_What you have to do:_ Locate the line that contains "Emit a component" in the entries below, then repeat it and every following line through the line that contains "import * as", exactly, and no others.

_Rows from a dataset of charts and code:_
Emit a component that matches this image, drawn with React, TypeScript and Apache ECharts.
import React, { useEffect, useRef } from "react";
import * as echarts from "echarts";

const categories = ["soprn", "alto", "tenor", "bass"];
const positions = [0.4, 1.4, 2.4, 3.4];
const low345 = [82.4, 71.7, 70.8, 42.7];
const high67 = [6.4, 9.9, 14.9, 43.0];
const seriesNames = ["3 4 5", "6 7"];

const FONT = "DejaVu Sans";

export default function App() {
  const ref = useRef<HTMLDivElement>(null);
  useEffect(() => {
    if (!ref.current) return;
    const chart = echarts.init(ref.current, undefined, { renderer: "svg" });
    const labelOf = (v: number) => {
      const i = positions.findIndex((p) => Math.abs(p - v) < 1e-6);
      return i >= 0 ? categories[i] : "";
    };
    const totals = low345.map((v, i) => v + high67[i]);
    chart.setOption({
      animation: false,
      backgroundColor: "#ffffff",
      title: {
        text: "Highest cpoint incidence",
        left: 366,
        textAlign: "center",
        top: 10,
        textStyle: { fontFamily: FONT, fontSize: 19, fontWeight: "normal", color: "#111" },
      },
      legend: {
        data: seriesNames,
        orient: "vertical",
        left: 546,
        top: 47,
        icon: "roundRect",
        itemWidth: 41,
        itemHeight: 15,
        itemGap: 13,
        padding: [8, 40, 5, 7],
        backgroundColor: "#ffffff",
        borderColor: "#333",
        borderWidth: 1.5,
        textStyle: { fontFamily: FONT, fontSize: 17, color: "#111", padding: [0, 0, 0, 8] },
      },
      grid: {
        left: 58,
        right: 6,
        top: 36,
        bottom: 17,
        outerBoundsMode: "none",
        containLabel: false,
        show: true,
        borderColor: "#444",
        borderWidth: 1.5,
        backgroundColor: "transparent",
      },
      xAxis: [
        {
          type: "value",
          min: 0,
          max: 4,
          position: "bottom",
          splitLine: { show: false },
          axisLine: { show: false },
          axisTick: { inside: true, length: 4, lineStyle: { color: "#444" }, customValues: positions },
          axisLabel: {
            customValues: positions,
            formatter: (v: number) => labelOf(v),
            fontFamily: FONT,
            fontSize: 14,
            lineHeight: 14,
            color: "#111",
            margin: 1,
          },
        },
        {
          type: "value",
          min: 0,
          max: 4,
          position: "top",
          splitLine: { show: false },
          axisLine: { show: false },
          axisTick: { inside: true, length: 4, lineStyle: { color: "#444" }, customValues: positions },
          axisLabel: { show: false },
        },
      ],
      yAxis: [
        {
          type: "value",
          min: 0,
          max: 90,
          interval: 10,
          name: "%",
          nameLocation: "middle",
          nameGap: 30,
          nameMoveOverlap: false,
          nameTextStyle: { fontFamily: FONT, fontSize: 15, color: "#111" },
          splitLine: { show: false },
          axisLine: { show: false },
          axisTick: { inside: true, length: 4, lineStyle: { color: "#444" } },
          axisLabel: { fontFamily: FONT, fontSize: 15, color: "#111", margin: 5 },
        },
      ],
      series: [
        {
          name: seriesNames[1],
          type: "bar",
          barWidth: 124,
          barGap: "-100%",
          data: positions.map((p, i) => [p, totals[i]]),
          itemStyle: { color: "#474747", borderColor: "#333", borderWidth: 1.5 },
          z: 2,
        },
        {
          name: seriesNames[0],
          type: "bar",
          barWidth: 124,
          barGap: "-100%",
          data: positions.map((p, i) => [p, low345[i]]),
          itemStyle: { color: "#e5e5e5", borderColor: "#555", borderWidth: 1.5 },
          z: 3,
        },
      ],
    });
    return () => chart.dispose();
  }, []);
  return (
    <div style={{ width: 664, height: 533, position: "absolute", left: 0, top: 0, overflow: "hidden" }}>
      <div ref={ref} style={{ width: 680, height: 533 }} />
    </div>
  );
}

--

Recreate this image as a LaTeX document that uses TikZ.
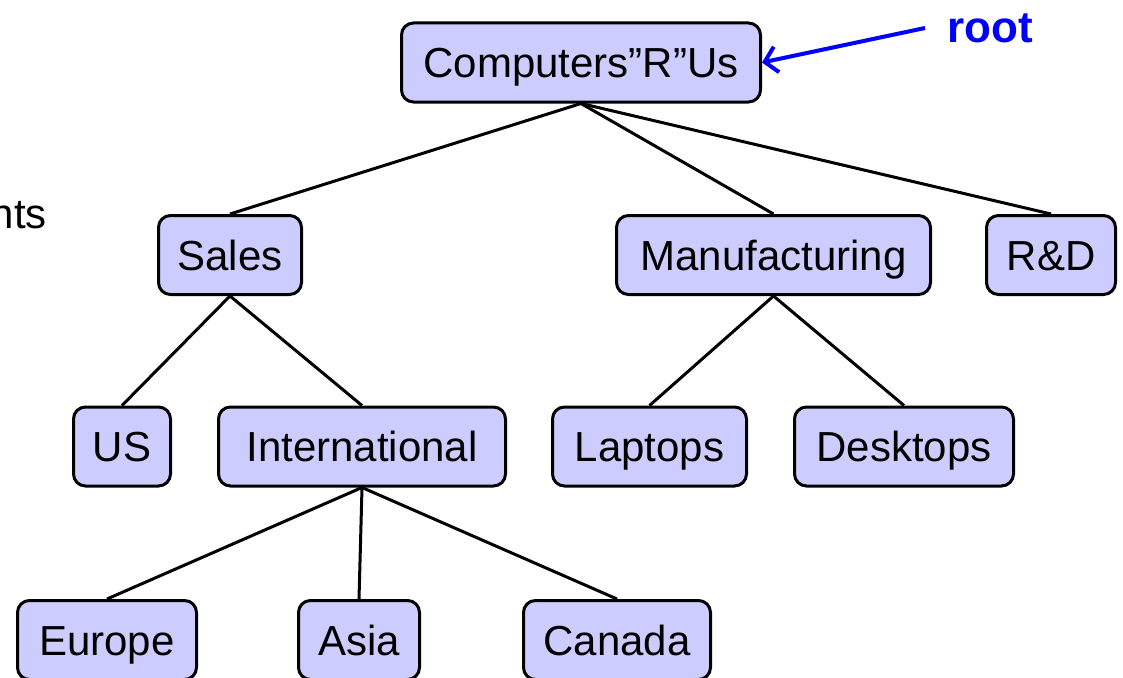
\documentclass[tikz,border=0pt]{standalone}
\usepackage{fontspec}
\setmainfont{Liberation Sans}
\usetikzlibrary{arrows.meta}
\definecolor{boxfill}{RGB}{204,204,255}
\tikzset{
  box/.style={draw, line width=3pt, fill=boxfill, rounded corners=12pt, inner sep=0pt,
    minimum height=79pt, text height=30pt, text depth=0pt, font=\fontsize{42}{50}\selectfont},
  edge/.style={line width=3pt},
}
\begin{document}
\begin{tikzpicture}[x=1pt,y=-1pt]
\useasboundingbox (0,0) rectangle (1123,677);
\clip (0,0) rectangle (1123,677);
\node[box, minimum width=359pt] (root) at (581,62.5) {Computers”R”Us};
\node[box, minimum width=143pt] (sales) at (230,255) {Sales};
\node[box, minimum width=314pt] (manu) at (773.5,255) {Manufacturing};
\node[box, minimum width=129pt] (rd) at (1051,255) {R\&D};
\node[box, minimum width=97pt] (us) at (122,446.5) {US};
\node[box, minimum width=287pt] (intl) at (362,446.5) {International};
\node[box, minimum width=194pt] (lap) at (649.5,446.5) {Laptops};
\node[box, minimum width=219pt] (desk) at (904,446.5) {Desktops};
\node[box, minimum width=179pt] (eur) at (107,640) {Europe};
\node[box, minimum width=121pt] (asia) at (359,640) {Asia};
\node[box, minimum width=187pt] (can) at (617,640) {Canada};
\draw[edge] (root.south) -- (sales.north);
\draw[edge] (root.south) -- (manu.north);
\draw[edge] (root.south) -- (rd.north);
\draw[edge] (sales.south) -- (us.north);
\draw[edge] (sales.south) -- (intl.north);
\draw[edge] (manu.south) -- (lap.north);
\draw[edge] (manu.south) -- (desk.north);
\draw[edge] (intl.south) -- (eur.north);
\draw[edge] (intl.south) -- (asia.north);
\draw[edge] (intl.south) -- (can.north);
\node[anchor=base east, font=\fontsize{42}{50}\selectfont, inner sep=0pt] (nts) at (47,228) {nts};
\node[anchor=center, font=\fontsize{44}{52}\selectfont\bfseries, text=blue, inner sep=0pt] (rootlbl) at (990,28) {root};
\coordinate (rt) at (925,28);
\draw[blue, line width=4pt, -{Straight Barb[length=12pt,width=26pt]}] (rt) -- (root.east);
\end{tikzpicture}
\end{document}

_Solution below:_
Emit a component that matches this image, drawn with React, TypeScript and Apache ECharts.
import React, { useEffect, useRef } from "react";
import * as echarts from "echarts";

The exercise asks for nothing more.